** GIVEN INFORMATION **

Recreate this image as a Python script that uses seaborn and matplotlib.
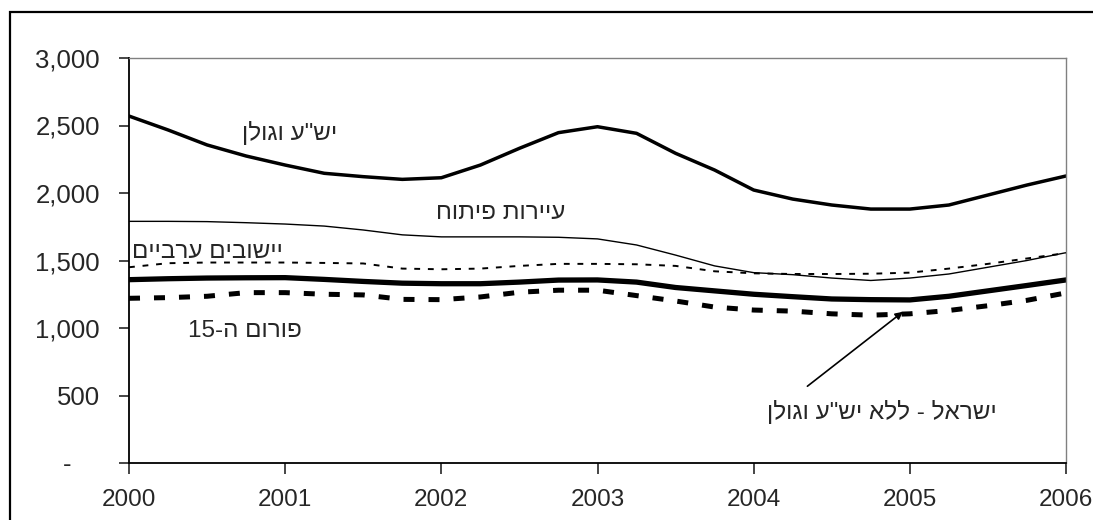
import matplotlib
matplotlib.use("Agg")
import matplotlib.pyplot as plt
import matplotlib.ticker as mticker
from matplotlib.patches import Rectangle
import seaborn as sns
import pandas as pd

# quarterly points 2000 .. 2006
quarters = [2000 + i * 0.25 for i in range(25)]

yesha_golan = [2570, 2467, 2356, 2274, 2207, 2146, 2121, 2101, 2113, 2207, 2331, 2447, 2491,
               2442, 2294, 2170, 2022, 1955, 1911, 1881, 1881, 1911, 1985, 2059, 2126]
development_towns = [1790, 1790, 1788, 1780, 1770, 1755, 1726, 1690, 1675, 1675, 1675, 1672, 1660,
                     1615, 1540, 1460, 1410, 1395, 1370, 1352, 1370, 1400, 1450, 1500, 1558]
arab_towns = [1450, 1480, 1485, 1485, 1485, 1482, 1478, 1440, 1435, 1440, 1460, 1475, 1475,
              1472, 1460, 1420, 1405, 1400, 1400, 1402, 1410, 1440, 1475, 1515, 1555]
israel_wo_yesha = [1358, 1365, 1370, 1372, 1373, 1360, 1345, 1332, 1328, 1328, 1340, 1355, 1356,
                   1340, 1300, 1275, 1250, 1232, 1215, 1210, 1208, 1235, 1275, 1315, 1356]
forum15 = [1220, 1225, 1235, 1262, 1262, 1250, 1245, 1212, 1210, 1230, 1265, 1280, 1280,
           1240, 1200, 1155, 1133, 1125, 1105, 1095, 1105, 1130, 1165, 1205, 1260]

# labels written in visual (left-to-right) order for the Hebrew
lbl_yesha = 'ןלוגו ע"שי'
lbl_dev = 'חותיפ תורייע'
lbl_arab = 'םייברע םיבושיי'
lbl_forum = '15-ה םורופ'
lbl_israel = 'ןלוגו ע"שי אלל - לארשי'

year_ticks = [2000, 2001, 2002, 2003, 2004, 2005, 2006]

df = pd.DataFrame({"year": quarters, "yesha": yesha_golan, "dev": development_towns,
                   "arab": arab_towns, "israel": israel_wo_yesha, "forum": forum15})

sns.set_style("white")
plt.rcParams['font.family'] = ['Liberation Sans', 'DejaVu Sans']

W, H = 1093, 520
fig = plt.figure(figsize=(W / 100, H / 100), dpi=100)
ax = fig.add_axes([129 / W, 1 - 463 / H, (1066 - 129) / W, (463 - 58) / H])

sns.lineplot(data=df, x="year", y="yesha", ax=ax, color="black", lw=2.5)
sns.lineplot(data=df, x="year", y="dev", ax=ax, color="black", lw=1.0)
sns.lineplot(data=df, x="year", y="arab", ax=ax, color="black", lw=1.4, linestyle=(0, (3, 4)))
sns.lineplot(data=df, x="year", y="israel", ax=ax, color="black", lw=3.8)
sns.lineplot(data=df, x="year", y="forum", ax=ax, color="black", lw=3.6, linestyle=(0, (2.2, 2.8)))

ax.set_xlim(2000, 2006)
ax.set_ylim(0, 3000)
ax.set_xticks(year_ticks)
ax.set_yticks(range(0, 3001, 500))
ax.yaxis.set_major_formatter(mticker.FuncFormatter(lambda v, p: '-    ' if v == 0 else f'{v:,.0f}'))
ax.set_xlabel('')
ax.set_ylabel('')
ax.tick_params(axis='y', direction='out', length=7, width=1.2, pad=14, labelsize=18.5, left=True)
ax.tick_params(axis='x', direction='out', length=8, width=1.2, pad=11, labelsize=17.5, bottom=True)

for s in ['left', 'bottom']:
    ax.spines[s].set_color('black')
    ax.spines[s].set_linewidth(1.3)
for s in ['top', 'right']:
    ax.spines[s].set_color('#808080')
    ax.spines[s].set_linewidth(1.0)

fs = 17.5
ax.text(2001.03, 2444, lbl_yesha, ha='center', va='center', fontsize=fs)
ax.text(2002.38, 1852, lbl_dev, ha='center', va='center', fontsize=fs)
ax.text(2000.50, 1563, lbl_arab, ha='center', va='center', fontsize=fs)
ax.text(2000.74, 978, lbl_forum, ha='center', va='center', fontsize=fs)
ax.text(2004.82, 378, lbl_israel, ha='center', va='center', fontsize=fs)
ax.annotate('', xy=(2004.97, 1133), xytext=(2004.33, 556),
            arrowprops=dict(arrowstyle='-|>', color='black', lw=1.2, mutation_scale=11))

# outer chart frame (extends past the right and bottom edge)
fig.patches.append(Rectangle((10 / W, -0.1), 1.2, 1.1 - 12 / H, transform=fig.transFigure,
                             fill=False, ec='black', lw=1.6))

fig.savefig("out.png", dpi=100, facecolor='white')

** WHAT YOU NEED TO DO **
Restate, line by line and word for word, everything from the top of the material through the line that contains "quarters = [2000". Leave pictures out.

** SOLUTION TO THIS TASK **
Recreate this image as a Python script that uses seaborn and matplotlib.
import matplotlib
matplotlib.use("Agg")
import matplotlib.pyplot as plt
import matplotlib.ticker as mticker
from matplotlib.patches import Rectangle
import seaborn as sns
import pandas as pd

# quarterly points 2000 .. 2006
quarters = [2000 + i * 0.25 for i in range(25)]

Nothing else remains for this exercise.